Just as Amy wonders whether critics were politically soft on the good-causey Danish Girl, I wonder if some have been politically punitive about the “problematic” Hateful Eight. Then again, maybe they just hated it; I’m trying to stick to the principle of never impugning the motives of people who disagree with me about a film.

What have I left dangling from your opening salvos? I am pro-Spy, pro-McCarthy (Melissa and Tom), pro–Star Wars, as pro-Carol as anyone not named David Ehrlich could possibly be, and adamantly pro-Creed. Amy, I am deeply offended, by which I mean secretly delighted, that you think enough testosterone courses through my male-critic aesthetic to have clouded my judgment about Ryan Coogler’s thoughtful, savvy, fluid, heartfelt, emotional relaunch of a franchise so dormant that six months ago we wouldn’t have even called it a franchise! I was moved to see this story, which began 39 years ago as a narrative about a white underdog going up against a cocky black overlord, pass into the hands of a breathtakingly talented black director and an equally talented black star (and, by the way, a black co-writer, and women filling the roles of DP, editor, production designer, and costume designer), and honor the original narrative while turning it inside out. I loved it, and I bow to nobody in my boredom with guy stuff!

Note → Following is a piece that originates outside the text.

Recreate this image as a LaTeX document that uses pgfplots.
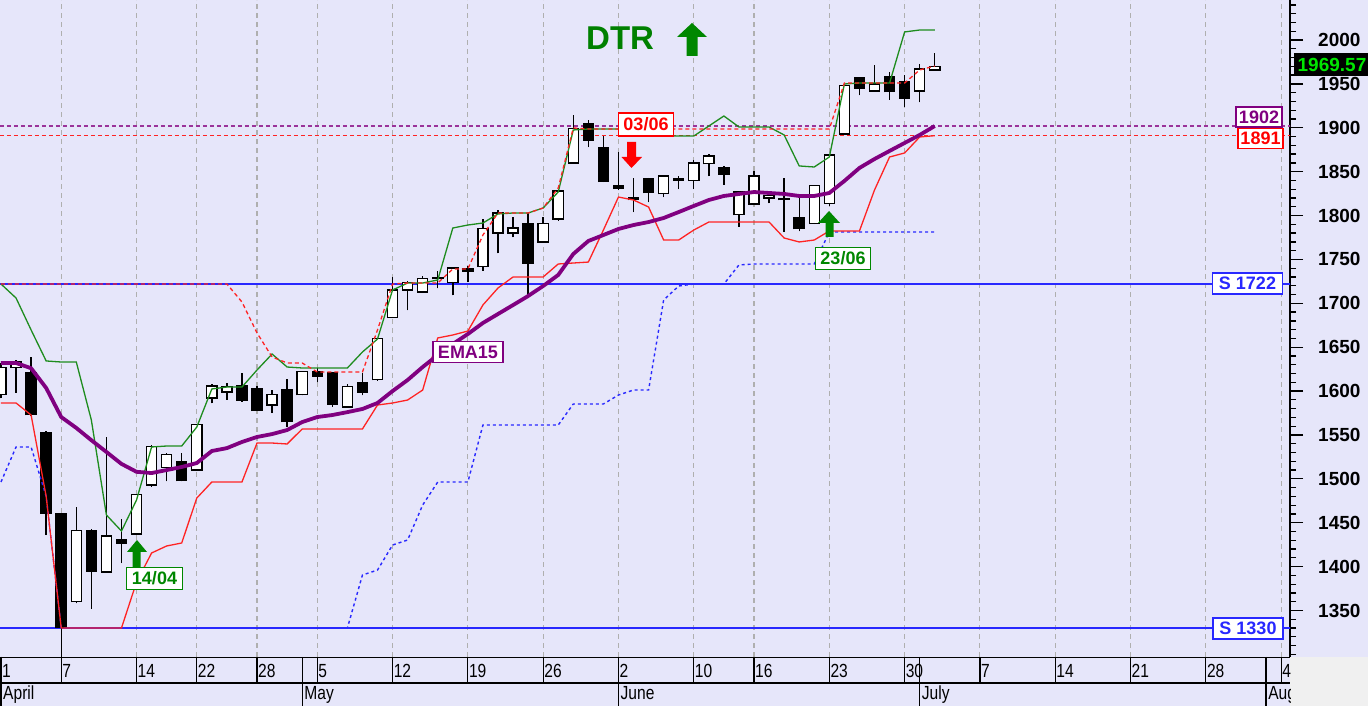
\documentclass[border=0pt]{standalone}
\usepackage{fontspec}
\setmainfont{Liberation Sans}
\usepackage{graphicx}
\usepackage{pgfplots}
\usepackage{pgfplotstable}
\pgfplotsset{compat=1.18}

\definecolor{bg}{RGB}{230,230,250}
\definecolor{cornergray}{RGB}{240,240,240}
\definecolor{gridgray}{RGB}{175,175,175}
\definecolor{ema}{RGB}{128,0,128}
\definecolor{gline}{RGB}{30,140,30}
\definecolor{rline}{RGB}{255,35,35}
\definecolor{bline}{RGB}{40,40,255}
\definecolor{dgreen}{RGB}{0,128,0}
\definecolor{agreen}{RGB}{0,135,0}
\definecolor{pricegreen}{RGB}{0,230,0}

\pgfplotstableread{
i O H L C
0 1596 1632 1592 1627
1 1627 1635 1598 1634
2 1621 1639 1572 1573
3 1552 1555 1436 1461
4 1460 1460 1290 1331
5 1360 1468 1358 1441
6 1441 1443 1352 1395
7 1394 1548 1394 1435
8 1431 1454 1404 1427
9 1437 1483 1437 1482
10 1493 1538 1491 1537
11 1513 1530 1497 1528
12 1519 1529 1497 1498
13 1510 1563 1510 1562
14 1592 1608 1586 1606
15 1599 1609 1590 1605
16 1606 1621 1588 1590
17 1603 1606 1578 1578
18 1584 1601 1575 1596
19 1601 1614 1559 1565
20 1596 1622 1595 1622
21 1622 1626 1610 1617
22 1621 1621 1582 1585
23 1582 1608 1582 1605
24 1609 1621 1595 1599
25 1613 1661 1612 1660
26 1684 1730 1684 1715
27 1715 1725 1692 1724
28 1713 1731 1712 1728
29 1728 1737 1717 1729
30 1724 1740 1709 1740
31 1739 1742 1724 1737
32 1742 1796 1737 1785
33 1780 1806 1757 1803
34 1780 1798 1775 1786
35 1791 1803 1706 1746
36 1770 1798 1770 1791
37 1796 1829 1794 1828
38 1860 1915 1860 1899
39 1905 1909 1878 1886
40 1877 1891 1839 1839
41 1834 1872 1829 1831
42 1820 1843 1804 1818
43 1842 1842 1815 1826
44 1825 1846 1821 1845
45 1842 1845 1830 1840
46 1840 1863 1830 1860
47 1859 1870 1845 1868
48 1854 1856 1835 1847
49 1801 1828 1787 1827
50 1813 1851 1813 1845
51 1820 1824 1814 1823
52 1819 1843 1781 1818
53 1797 1823 1782 1785
54 1791 1834 1791 1834
55 1814 1870 1811 1869
56 1893 1948 1892 1948
57 1957 1957 1937 1945
58 1942 1971 1941 1950
59 1958 1964 1932 1941
60 1953 1960 1924 1934
61 1942 1973 1929 1967
62 1966 1985 1966 1969.57
}\candles

\pgfplotstableread{
i ema grn rs rd bl
0 1632 1722 1586.4 1722 1496.4
1 1632 1706 1586.4 1722 1536.3
2 1626 1669.6 1572.7 1722 1536.3
3 1603.5 1634.3 1480 1722 1480
4 1570.4 1633.1 1330 1722 1330
5 1558 1633.1 1330 1722 1330
6 1544 1567 1330 1722 1330
7 1530.6 1458.8 1330 1722 1330
8 1517 1440.5 1330 1722 1330
9 1508 1475.9 1382.4 1722 1330
10 1506.6 1536.3 1415.5 1722 1330
11 1510 1537.4 1423.5 1722 1330
12 1513.5 1537.4 1426.9 1722 1330
13 1518 1559 1478.1 1722 1330
14 1531.7 1602.4 1496.4 1722 1330
15 1535 1604.6 1496.4 1722 1330
16 1542 1604.6 1496.4 1701.5 1330
17 1547.7 1624 1540.8 1666.2 1330
18 1551 1642.2 1540.8 1638.8 1330
19 1555.6 1627.4 1539.7 1632 1330
20 1564.7 1626.3 1556.8 1632 1330
21 1570.4 1626.3 1556.8 1621.7 1330
22 1572.7 1626.3 1556.8 1621.7 1330
23 1576 1626.3 1556.8 1621.7 1330
24 1579.6 1644.5 1556.8 1621.7 1390.4
25 1586.4 1659.3 1584.1 1669.6 1396.1
26 1600 1715.2 1586.4 1722 1424.6
27 1612.6 1723.1 1589.8 1723.1 1430.3
28 1627.4 1723.1 1601.2 1723.1 1470.2
29 1641 1726.6 1660.5 1723.1 1496.4
30 1653.6 1785.8 1663.9 1739.1 1496.4
31 1665 1789.2 1668.4 1739.1 1496.4
32 1677.6 1791.5 1698.1 1777.8 1561.3
33 1687.8 1801.8 1717.4 1802.9 1561.3
34 1698 1802.9 1730 1802.9 1561.3
35 1708.3 1802.9 1730 1802.9 1561.3
36 1719.7 1808.6 1730 1808.6 1561.3
37 1732.3 1826.8 1744.8 1831.4 1561.3
38 1756.2 1897.5 1745.9 1899.8 1585.3
39 1771 1898.6 1747 1898.6 1585.3
40 1777.8 1898.6 1783.5 1898.6 1585.3
41 1784.7 1898.6 1821.1 1898.6 1595.5
42 1789.2 1891.8 1817.7 1898.6 1601.2
43 1792.6 1890.6 1809.7 1898.6 1601.2
44 1797.2 1890.6 1772.1 1898.6 1703.8
45 1804 1890.6 1772.1 1898.6 1719.7
46 1810.9 1890.6 1783.5 1898.6 1722
47 1817.7 1902 1792.6 1898.6 1722
48 1822.3 1913.4 1792.6 1898.6 1722
49 1824.6 1900.9 1792.6 1898.6 1743.7
50 1826.8 1900.9 1792.6 1898.6 1744.8
51 1825.7 1900.9 1792.6 1898.6 1744.8
52 1824.6 1891.8 1774.4 1898.6 1744.8
53 1822.3 1856.5 1769.9 1898.6 1744.8
54 1822.3 1855.3 1772.1 1898.6 1744.8
55 1825.7 1866.7 1782.4 1898.6 1781.3
56 1839.4 1949.9 1782.4 1951 1781.3
57 1854.2 1951 1782.4 1951 1781.3
58 1864.4 1951 1829.1 1951 1781.3
59 1873.6 1951 1866.7 1951 1781.3
60 1882.7 2009.2 1871.3 1951 1781.3
61 1891.8 2011.4 1889.5 1965.9 1781.3
62 1902 2011.4 1891 1970.4 1781.3
}\lines

\newcommand{\lbl}[1]{\fontsize{#1}{#1}\selectfont\bfseries}

\pgfplotsset{
  candlepart/.style={forget plot, only marks, mark=*, mark size=0pt,
    mark options={draw=none, fill=none},
    error bars/.cd, y dir=plus, y explicit, error mark=none,
    error bar style={#1}},
}

\begin{document}
\begin{tikzpicture}
\useasboundingbox (0,0) rectangle (1368pt,706pt);
\fill[bg] (0,0) rectangle (1368pt,706pt);
\fill[cornergray] (1290pt,0) rectangle (1368pt,49pt);
\begin{axis}[
  at={(0pt,49pt)}, anchor=south west,
  width=1290pt, height=657pt, scale only axis,
  xmin=-0.066, xmax=85.59, ymin=1297, ymax=2045.6,
  axis background/.style={fill=bg},
  axis x line*=bottom, axis y line*=right,
  x axis line style={draw=none},
  y axis line style={black, line width=1.3pt},
  xtick={4,9,13,17,21,26,31,36,41,46,50,55,60,65,70,75,80,85},
  xticklabels={}, xtick style={draw=none},
  xmajorgrids,
  major x grid style={gridgray, dash pattern=on 5pt off 4pt, line width=1.1pt},
  ytick={1350,1400,...,2050},
  minor ytick={1300,1310,...,2040},
  ytick pos=right, yticklabel pos=right, tick align=outside,
  major tick length=13pt, minor tick length=6pt,
  every tick/.style={black, line width=1.3pt},
  yticklabel style={font=\lbl{19}, anchor=west, inner sep=0pt, xshift=15pt},
  /pgf/number format/1000 sep={}, /pgf/number format/assume math mode=true,
  clip=true,
]
% horizontal levels
\addplot[bline, line width=1.4pt, forget plot] coordinates {(-1,1722) (87,1722)};
\addplot[bline, line width=1.4pt, forget plot] coordinates {(-1,1330) (87,1330)};
\addplot[ema!80!white, line width=1.3pt, dash pattern=on 4pt off 3pt, forget plot] coordinates {(-1,1902) (87,1902)};
\addplot[rline, line width=1.3pt, dash pattern=on 4pt off 3pt, forget plot] coordinates {(-1,1891) (87,1891)};
% wicks
\addplot[candlepart={black, line width=1.4pt}]
  table[x=i, y=L, y error plus expr={\thisrow{H}-\thisrow{L}}] {\candles};
% bodies outer
\addplot[candlepart={black, line width=11.5pt}]
  table[x=i, y expr={min(\thisrow{O},\thisrow{C})-0.8}, y error plus expr={abs(\thisrow{C}-\thisrow{O})+1.6}] {\candles};
% bodies inner (white for rising candles)
\addplot[candlepart={white, line width=8.7pt}]
  table[x=i, y expr={\thisrow{O}+0.8}, y error plus expr={max(\thisrow{C}-\thisrow{O}-1.6,0)}] {\candles};
% indicator lines
\addplot[bline, line width=1.4pt, dash pattern=on 3pt off 3pt, forget plot] table[x=i, y=bl] {\lines};
\addplot[rline, line width=1.3pt, forget plot] table[x=i, y=rs] {\lines};
\addplot[gline, line width=1.3pt, forget plot] table[x=i, y=grn] {\lines};
\addplot[ema, line width=3.8pt, forget plot] table[x=i, y=ema] {\lines};
\addplot[rline, line width=1.3pt, dash pattern=on 4pt off 3pt, forget plot] table[x=i, y=rd] {\lines};
\end{axis}

\begin{scope}[x=1pt, y=-1pt, shift={(0pt,706pt)}]
  % date rows
  \begin{scope}
  \clip (0,650) rectangle (1290,706);
  \draw[black, line width=1.3pt] (0,657.5) -- (1290,657.5);
  \draw[black, line width=1.2pt] (0,683) -- (1290,683);
  \foreach \i/\t in {0/1,4/7,9/14,13/22,17/28,21/5,26/12,31/19,36/26,41/2,46/10,50/16,55/23,60/30,65/7,70/14,75/21,80/28,85/4} {
    \pgfmathsetmacro{\xx}{1+15.06*\i}
    \draw[black, line width=1.2pt] (\xx,657) -- (\xx,683);
    \node[anchor=base west, inner sep=0pt, font=\fontsize{19}{19}\selectfont] at (\xx+1,678) {\scalebox{0.82}[1]{\t}};
  }
  \foreach \i/\t in {0/April,20/May,41/June,61/July,84/August} {
    \pgfmathsetmacro{\xx}{1+15.06*\i}
    \draw[black, line width=1.2pt] (\xx,657) -- (\xx,706);
    \node[anchor=base west, inner sep=0pt, font=\fontsize{19}{19}\selectfont] at (\xx+2,700) {\scalebox{0.82}[1]{\t}};
  }
  \end{scope}
  % title
  \node[anchor=base west, inner sep=0pt, text=dgreen, font=\lbl{33}] at (586,50) {DTR};
  \fill[agreen] (692,23) -- (707,37) -- (697.5,37) -- (697.5,56) -- (686.5,56) -- (686.5,37) -- (677,37) -- cycle;
  % signal arrows
  \fill[agreen] (137,540) -- (147,552) -- (140.5,552) -- (140.5,567) -- (132.5,567) -- (132.5,552) -- (127,552) -- cycle;
  \fill[agreen] (829,211) -- (840,223) -- (833.5,223) -- (833.5,237) -- (825.5,237) -- (825.5,223) -- (818,223) -- cycle;
  \fill[red] (631.5,168) -- (642,157) -- (636,157) -- (636,142) -- (627,142) -- (627,157) -- (621.5,157) -- cycle;
  % boxed labels
  \node[draw=agreen, line width=1.5pt, fill=white, text=agreen, font=\lbl{18}, inner sep=0pt, minimum width=56pt, minimum height=22pt] at (154.5,578.5) {14/04};
  \node[draw=agreen, line width=1.5pt, fill=white, text=agreen, font=\lbl{18}, inner sep=0pt, minimum width=55pt, minimum height=22pt] at (843,258.5) {23/06};
  \node[draw=red, line width=1.5pt, fill=white, text=red, font=\lbl{18}, inner sep=0pt, minimum width=55pt, minimum height=23pt] at (646,124.5) {03/06};
  \node[draw=ema, line width=1.5pt, fill=white, text=ema, font=\lbl{18}, inner sep=0pt, minimum width=70pt, minimum height=21pt] at (468,352) {EMA15};
  \node[draw=ema, line width=1.5pt, fill=white, text=ema, font=\lbl{18}, inner sep=0pt, minimum width=46pt, minimum height=20pt] at (1259,117) {1902};
  \node[draw=red, line width=1.5pt, fill=white, text=red, font=\lbl{18}, inner sep=0pt, minimum width=45pt, minimum height=20pt] at (1260.5,138.5) {1891};
  \node[draw=bline, line width=1.5pt, fill=white, text=bline, font=\lbl{18}, inner sep=0pt, minimum width=70pt, minimum height=21pt] at (1247.5,283.5) {S 1722};
  \node[draw=bline, line width=1.5pt, fill=white, text=bline, font=\lbl{18}, inner sep=0pt, minimum width=70pt, minimum height=21pt] at (1248,628.5) {S 1330};
  \node[fill=black, text=pricegreen, font=\lbl{19}, inner sep=0pt, minimum width=76pt, minimum height=23pt] at (1332,64.5) {1969.57};
\end{scope}
\end{tikzpicture}
\end{document}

Also, yes, I did see Tangerine, and its absence from my personal Top 12 list notwithstanding, I liked it very much as a rude, screechy, and tender portrait of two hot messes. I will even posit that it’s good enough so that we don’t have to talk about the fact that it was shot on an iPhone, which feels to me like this year’s indie equivalent of “Leonardo DiCaprio had to eat gross things and be outside a lot.” Enough of that extratextual A-for-effort stuff! (Also, if any of you have been thinking, Oh no, he’s going to be nice about every movie this year, just ask me about The Revenant.) And with that, I pass the baton, or, to echo Tangerine’s sweetest and most lasting moment, the wig, back to Dana.